The study of Ezekiel’s vision was considered sensitive by Jewish law and rarely done in practice except by the wisest of students2. However, Ezekiel’s vision is mentioned in the morning prayer, and during holidays the Ofanim were recited within the synagogues of Sephardic communities in Al-Andalus. Several Ofanim have survived and published. Those that survive were written during the 11-12 centuries by prominent Sephardic poets such as Shlomo Ibn Gvirol, Moses Ibn Ezra, and Yehuda Halevi3. The Ophanim, much like most Sephardic poems, were written with a strict rhyming pattern.

In Ofan by Ben-Meir Ha-Hanasi, the heavenly spheres and the angelic deities that inhabit it are described in vivid detail. The piyyut is written in a strict rhyming pattern, and closely resembles another piyyut, “Malakhim mamlikim” by Moses Ibn Ezra4.

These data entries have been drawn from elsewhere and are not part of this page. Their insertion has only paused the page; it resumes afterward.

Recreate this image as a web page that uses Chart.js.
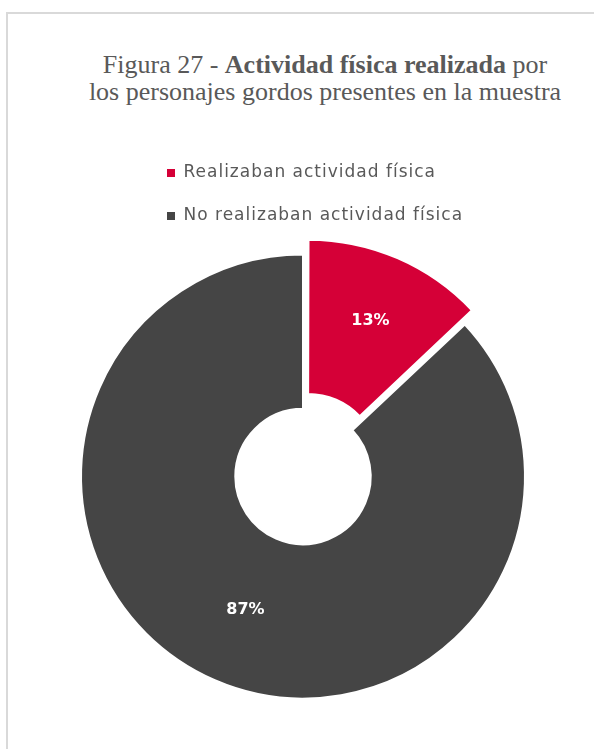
<!DOCTYPE html>
<html lang="es">
<head>
<meta charset="UTF-8">
<title>Figura 27 - Actividad física realizada</title>
<script src="https://cdn.jsdelivr.net/npm/chart.js@4.4.1/dist/chart.umd.min.js"></script>
<style>
  html, body { margin: 0; padding: 0; background: #ffffff; overflow: hidden; }
  /* marco gris de la figura (solo bordes superior e izquierdo visibles) */
  #marco {
    position: absolute; left: 6px; top: 12px; width: 700px; height: 800px;
    border-left: 2px solid #d9d9d9; border-top: 2px solid #d9d9d9;
  }
  #titulo {
    position: absolute; left: 0; top: 51px; width: 650px;
    text-align: center; color: #595959;
    font-family: "Liberation Serif", "Times New Roman", serif;
    font-size: 26px; line-height: 27px;
  }
  #zona { position: absolute; left: 0; top: 0; width: 594px; height: 749px; }
</style>
</head>
<body>
<div id="marco"></div>
<div id="titulo">Figura 27 - <b>Actividad física realizada</b> por<br>los personajes gordos presentes en la muestra</div>
<div id="zona">
  <canvas id="canvas"></canvas>
</div>

<script>
// datos del gráfico
var categorias = ['Realizaban actividad física', 'No realizaban actividad física'];
var porcentajes = [13, 87];

var fuente = '"DejaVu Sans", sans-serif';

// texto de la leyenda algo más espaciado
var espaciadoLeyenda = {
  id: 'espaciadoLeyenda',
  beforeDraw: function(chart) { chart.ctx.letterSpacing = '1px'; },
  afterDraw: function(chart) { chart.ctx.letterSpacing = '0px'; }
};

// escribe el porcentaje en el centro de cada sector
var etiquetasPorcentaje = {
  id: 'etiquetasPorcentaje',
  afterDatasetsDraw: function(chart) {
    var ctx = chart.ctx;
    var meta = chart.getDatasetMeta(0);
    ctx.save();
    ctx.letterSpacing = '0px';
    ctx.fillStyle = '#ffffff';
    ctx.font = 'bold 16px ' + fuente;
    ctx.textAlign = 'center';
    ctx.textBaseline = 'middle';
    meta.data.forEach(function(arco, i) {
      var p = arco.tooltipPosition();
      ctx.fillText(porcentajes[i] + '%', p.x, p.y);
    });
    ctx.restore();
  }
};

window.onload = function() {
  var ctx = document.getElementById('canvas').getContext('2d');
  window.myChart = new Chart(ctx, {
    type: 'doughnut',
    data: {
      labels: categorias,
      datasets: [{
        data: porcentajes,
        backgroundColor: ['#d50037', '#454545'],
        borderColor: '#ffffff',
        borderWidth: 2,
        offset: [50, 0],      // el sector rojo va separado
        hoverOffset: 0,
        clip: false
      }]
    },
    options: {
      responsive: true,
      maintainAspectRatio: false,
      animation: false,
      radius: 222,
      cutout: '30.5%',
      layout: { padding: { left: 141, right: 129, top: 138.5, bottom: 30.5 } },
      plugins: {
        legend: {
          position: 'top',
          align: 'start',
          labels: {
            boxWidth: 8,
            boxHeight: 8,
            padding: 26,
            color: '#595959',
            font: { family: fuente, size: 17 },
            generateLabels: function(chart) {
              var items = Chart.overrides.doughnut.plugins.legend.labels.generateLabels(chart);
              items.forEach(function(it) { it.lineWidth = 0; });
              return items;
            }
          }
        },
        tooltip: { enabled: false }
      }
    },
    plugins: [espaciadoLeyenda, etiquetasPorcentaje]
  });
};
</script>
</body>
</html>
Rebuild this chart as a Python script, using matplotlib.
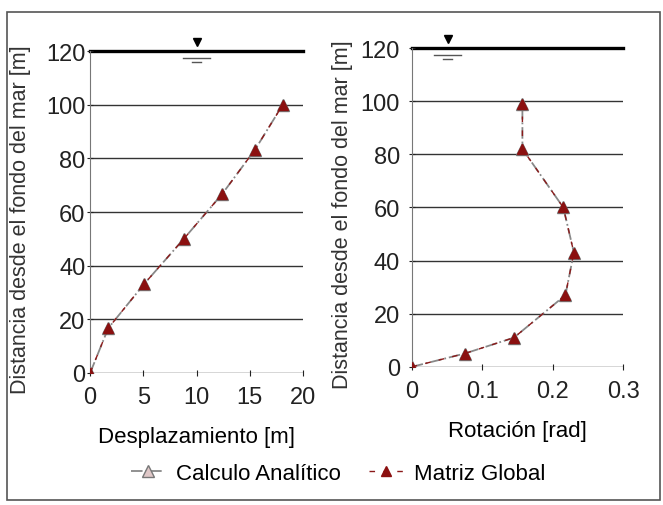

The musical setting of Ofan is polyphonic, combining stylistically contrasting melodic lines and homophonic textures. The text of the poem is sung in homophonic setting and by female voices, and the words “Kadosh Adonai Tzevaot” are used as a backdrop for the drama of the poem in extended vocal techniques. The use of these contrasting musical devices creates two spiritual spheres, corresponding to the legend of two Jerusalems: The Jerusalem on Earth, and Jerusalem in Heaven. For most of the time, the choir represents the Jerusalem of Heaven, as described in the poem, in homophonic harmony and pure open intervals. Echoes and fragments of earthly Jerusalem occasionally break into the texture, such as melodies from synagogues and mosques, echoing the soundscape of a multitude of prayers that I would hear while walking the streets of earthly Jerusalem.